Talvez a origem desta prática tenha sido a crença de que os alunos das primeiras séries da graduação, quando participam das suas disciplinas básicas de iniciação, precisam familiarizar-se com as exigências da redação científica mas não possuem, ainda, os conhecimentos suficientes nem as condições intelectuais necessárias para a produção de reflexões próprias e originais. Neste caso, seria aceitável que fosse exigido deles apenas a elaboração de textos compostos por reflexões já elaboradas por outros autores. A citalogia seria justificada, neste caso, como um momento de aprendizagem.

Se esta crença existe, precisamos extirpá-la o quanto antes. Primeiro, por que não devemos nem precisamos menosprezar a capacidade dos alunos iniciantes; eles sabem pensar e devem ser incentivados, em todas as oportunidades, a fazê-lo. Também não podemos ignorar o efeito potencialmente nocivo daquela aceitação: quando solicitamos ao aluno que elabore o que chamamos de um texto científico e aceitamos que ele apresente o que é apenas uma colagem de afirmações alheias, estamos contribuindo para que ele acredite que a citalogia é uma técnica aceitável ou, pior ainda, que o citalogismo é a opção correta para a produção científica.
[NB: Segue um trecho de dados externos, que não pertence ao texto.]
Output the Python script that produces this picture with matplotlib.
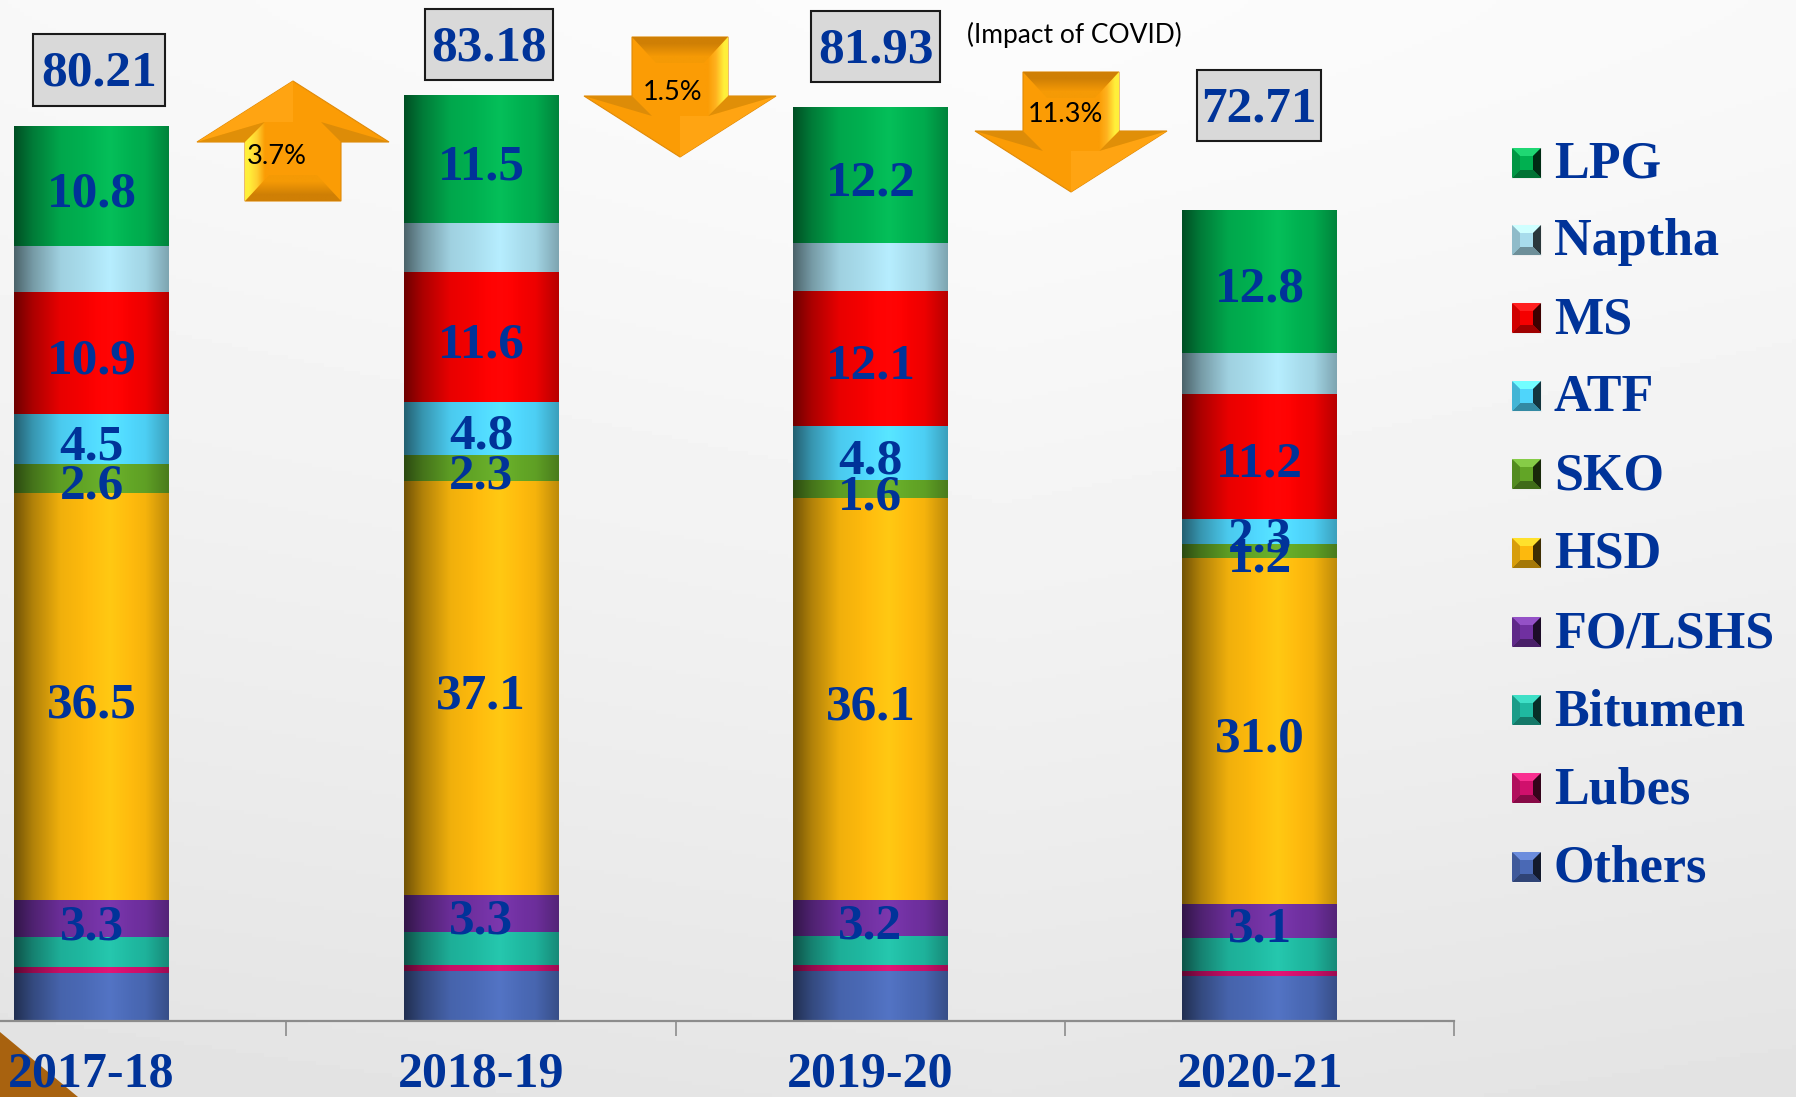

Como crença, o citalogismo é absurdo, já que equivale a supor a possibilidade da existência de um pensador que não precisa pensar. Como prática, tampouco merece continuar a ser adotado, porque seus resultados normalmente são muito parecidos com o monstro criado, na literatura, pelo Dr. Frankenstein; afinal, a pretensão de gerar uma nova criatura apenas unindo fragmentos de outras só poderia resultar em algo desagradável de ser visto e de pouca ou nenhuma utilidade.

Um comentário:

  1. <3 Amei o texto. Sou iniciante da pesquisa e estou começando a fazer minhas próprias perguntas, isso tudo é um máximo, obter conhecimento.